Scan the entries below and count the lines holding the string "this". Supply only the number.

(Charts and diagrams as code)
══════

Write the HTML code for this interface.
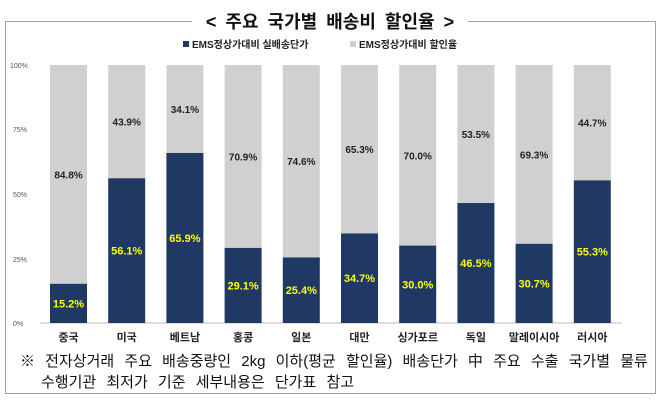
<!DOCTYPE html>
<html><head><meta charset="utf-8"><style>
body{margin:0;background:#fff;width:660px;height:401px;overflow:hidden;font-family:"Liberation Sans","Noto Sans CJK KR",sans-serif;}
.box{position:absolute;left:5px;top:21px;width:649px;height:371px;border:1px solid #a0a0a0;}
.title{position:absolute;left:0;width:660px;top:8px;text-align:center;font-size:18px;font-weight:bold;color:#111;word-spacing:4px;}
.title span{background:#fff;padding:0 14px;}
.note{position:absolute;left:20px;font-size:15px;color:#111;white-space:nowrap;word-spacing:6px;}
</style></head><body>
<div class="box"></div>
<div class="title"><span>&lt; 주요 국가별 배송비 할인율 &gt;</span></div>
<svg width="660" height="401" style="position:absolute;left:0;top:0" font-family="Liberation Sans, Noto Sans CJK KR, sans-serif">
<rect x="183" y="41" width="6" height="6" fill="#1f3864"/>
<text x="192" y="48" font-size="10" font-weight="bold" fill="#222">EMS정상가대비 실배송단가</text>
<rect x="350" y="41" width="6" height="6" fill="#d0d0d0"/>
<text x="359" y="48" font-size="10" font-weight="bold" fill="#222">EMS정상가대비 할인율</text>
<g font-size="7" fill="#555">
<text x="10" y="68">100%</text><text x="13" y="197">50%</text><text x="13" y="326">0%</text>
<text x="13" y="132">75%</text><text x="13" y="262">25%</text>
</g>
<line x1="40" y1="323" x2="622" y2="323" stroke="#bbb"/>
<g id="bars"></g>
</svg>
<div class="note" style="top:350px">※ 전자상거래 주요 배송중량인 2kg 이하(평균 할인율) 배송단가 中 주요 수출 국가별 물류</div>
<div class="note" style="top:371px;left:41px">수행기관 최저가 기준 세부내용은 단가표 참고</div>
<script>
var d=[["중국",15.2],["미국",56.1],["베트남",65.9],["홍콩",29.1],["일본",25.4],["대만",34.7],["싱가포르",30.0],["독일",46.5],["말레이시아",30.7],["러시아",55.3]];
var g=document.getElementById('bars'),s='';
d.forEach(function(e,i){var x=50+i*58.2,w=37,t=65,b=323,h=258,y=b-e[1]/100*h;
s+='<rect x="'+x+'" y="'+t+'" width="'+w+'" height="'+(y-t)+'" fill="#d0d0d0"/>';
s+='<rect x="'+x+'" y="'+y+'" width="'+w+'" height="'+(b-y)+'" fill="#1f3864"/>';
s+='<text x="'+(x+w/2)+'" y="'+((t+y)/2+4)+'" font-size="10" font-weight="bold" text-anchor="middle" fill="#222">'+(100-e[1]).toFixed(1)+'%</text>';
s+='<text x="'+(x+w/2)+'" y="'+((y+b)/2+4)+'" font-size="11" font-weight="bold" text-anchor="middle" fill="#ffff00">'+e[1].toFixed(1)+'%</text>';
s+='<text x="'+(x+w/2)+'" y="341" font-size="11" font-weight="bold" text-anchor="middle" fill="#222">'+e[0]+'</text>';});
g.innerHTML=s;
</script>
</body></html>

══════

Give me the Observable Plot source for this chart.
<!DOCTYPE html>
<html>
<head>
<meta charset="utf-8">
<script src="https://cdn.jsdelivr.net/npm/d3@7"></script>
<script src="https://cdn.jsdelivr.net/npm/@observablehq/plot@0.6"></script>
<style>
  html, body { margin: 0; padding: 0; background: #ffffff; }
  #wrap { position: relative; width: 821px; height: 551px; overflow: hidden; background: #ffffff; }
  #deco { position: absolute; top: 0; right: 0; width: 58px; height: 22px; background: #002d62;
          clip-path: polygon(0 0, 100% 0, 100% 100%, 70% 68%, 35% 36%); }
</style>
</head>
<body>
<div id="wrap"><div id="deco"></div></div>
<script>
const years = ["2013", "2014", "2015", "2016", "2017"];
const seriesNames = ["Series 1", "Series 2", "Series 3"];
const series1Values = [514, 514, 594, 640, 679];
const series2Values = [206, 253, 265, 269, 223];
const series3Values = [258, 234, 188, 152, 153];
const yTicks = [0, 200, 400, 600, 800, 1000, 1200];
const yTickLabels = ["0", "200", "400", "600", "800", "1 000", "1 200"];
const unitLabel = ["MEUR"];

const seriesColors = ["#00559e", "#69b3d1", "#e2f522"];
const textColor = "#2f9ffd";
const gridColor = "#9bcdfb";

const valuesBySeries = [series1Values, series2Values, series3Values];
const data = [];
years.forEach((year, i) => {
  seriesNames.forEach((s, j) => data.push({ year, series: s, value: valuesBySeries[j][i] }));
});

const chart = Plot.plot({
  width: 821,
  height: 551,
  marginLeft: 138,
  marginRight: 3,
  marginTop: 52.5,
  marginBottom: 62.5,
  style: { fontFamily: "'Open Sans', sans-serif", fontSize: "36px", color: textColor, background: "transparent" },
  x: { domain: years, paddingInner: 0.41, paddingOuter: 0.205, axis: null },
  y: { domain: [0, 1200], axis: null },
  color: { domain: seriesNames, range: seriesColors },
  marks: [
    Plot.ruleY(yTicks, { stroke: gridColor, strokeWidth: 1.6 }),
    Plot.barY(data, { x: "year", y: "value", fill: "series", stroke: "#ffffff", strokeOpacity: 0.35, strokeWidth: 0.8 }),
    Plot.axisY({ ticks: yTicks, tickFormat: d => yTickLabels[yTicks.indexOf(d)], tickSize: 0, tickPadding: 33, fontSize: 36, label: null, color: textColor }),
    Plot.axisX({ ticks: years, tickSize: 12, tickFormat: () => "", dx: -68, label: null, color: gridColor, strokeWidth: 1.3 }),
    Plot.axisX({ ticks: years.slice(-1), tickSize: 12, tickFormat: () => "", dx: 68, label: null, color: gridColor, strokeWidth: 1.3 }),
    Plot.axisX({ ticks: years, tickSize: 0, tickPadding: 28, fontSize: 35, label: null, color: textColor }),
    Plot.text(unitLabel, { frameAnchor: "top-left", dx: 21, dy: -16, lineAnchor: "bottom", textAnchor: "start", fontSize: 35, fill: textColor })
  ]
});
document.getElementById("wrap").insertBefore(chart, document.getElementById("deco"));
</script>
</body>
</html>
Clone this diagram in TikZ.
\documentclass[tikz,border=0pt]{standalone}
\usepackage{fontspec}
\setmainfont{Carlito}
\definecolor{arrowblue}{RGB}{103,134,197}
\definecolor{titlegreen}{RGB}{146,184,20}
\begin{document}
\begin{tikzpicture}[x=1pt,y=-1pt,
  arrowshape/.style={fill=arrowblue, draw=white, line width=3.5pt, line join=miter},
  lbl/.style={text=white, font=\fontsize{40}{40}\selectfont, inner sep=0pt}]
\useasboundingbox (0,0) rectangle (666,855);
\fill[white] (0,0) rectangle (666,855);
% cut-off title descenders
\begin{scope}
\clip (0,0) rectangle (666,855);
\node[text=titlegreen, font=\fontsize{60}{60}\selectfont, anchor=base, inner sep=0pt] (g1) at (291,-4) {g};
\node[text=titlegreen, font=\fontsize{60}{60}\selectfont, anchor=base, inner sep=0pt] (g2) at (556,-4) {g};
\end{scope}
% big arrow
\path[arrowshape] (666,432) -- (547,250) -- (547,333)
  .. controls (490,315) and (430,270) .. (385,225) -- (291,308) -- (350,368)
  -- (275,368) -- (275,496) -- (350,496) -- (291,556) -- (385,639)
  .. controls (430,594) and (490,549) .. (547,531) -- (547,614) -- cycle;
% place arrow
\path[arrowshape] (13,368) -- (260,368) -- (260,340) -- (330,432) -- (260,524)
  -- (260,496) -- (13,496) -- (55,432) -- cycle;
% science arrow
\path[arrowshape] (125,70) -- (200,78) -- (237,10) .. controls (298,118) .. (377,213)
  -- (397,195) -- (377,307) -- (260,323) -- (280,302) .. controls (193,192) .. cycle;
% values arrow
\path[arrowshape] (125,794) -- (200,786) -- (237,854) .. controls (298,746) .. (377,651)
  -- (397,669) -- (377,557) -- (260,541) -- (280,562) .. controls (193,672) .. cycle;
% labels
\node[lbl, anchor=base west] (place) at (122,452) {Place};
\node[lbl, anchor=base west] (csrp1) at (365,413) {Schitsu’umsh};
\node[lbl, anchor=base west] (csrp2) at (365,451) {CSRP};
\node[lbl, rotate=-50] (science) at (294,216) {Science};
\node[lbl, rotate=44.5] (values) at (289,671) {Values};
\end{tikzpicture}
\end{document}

══════

## Right answer
3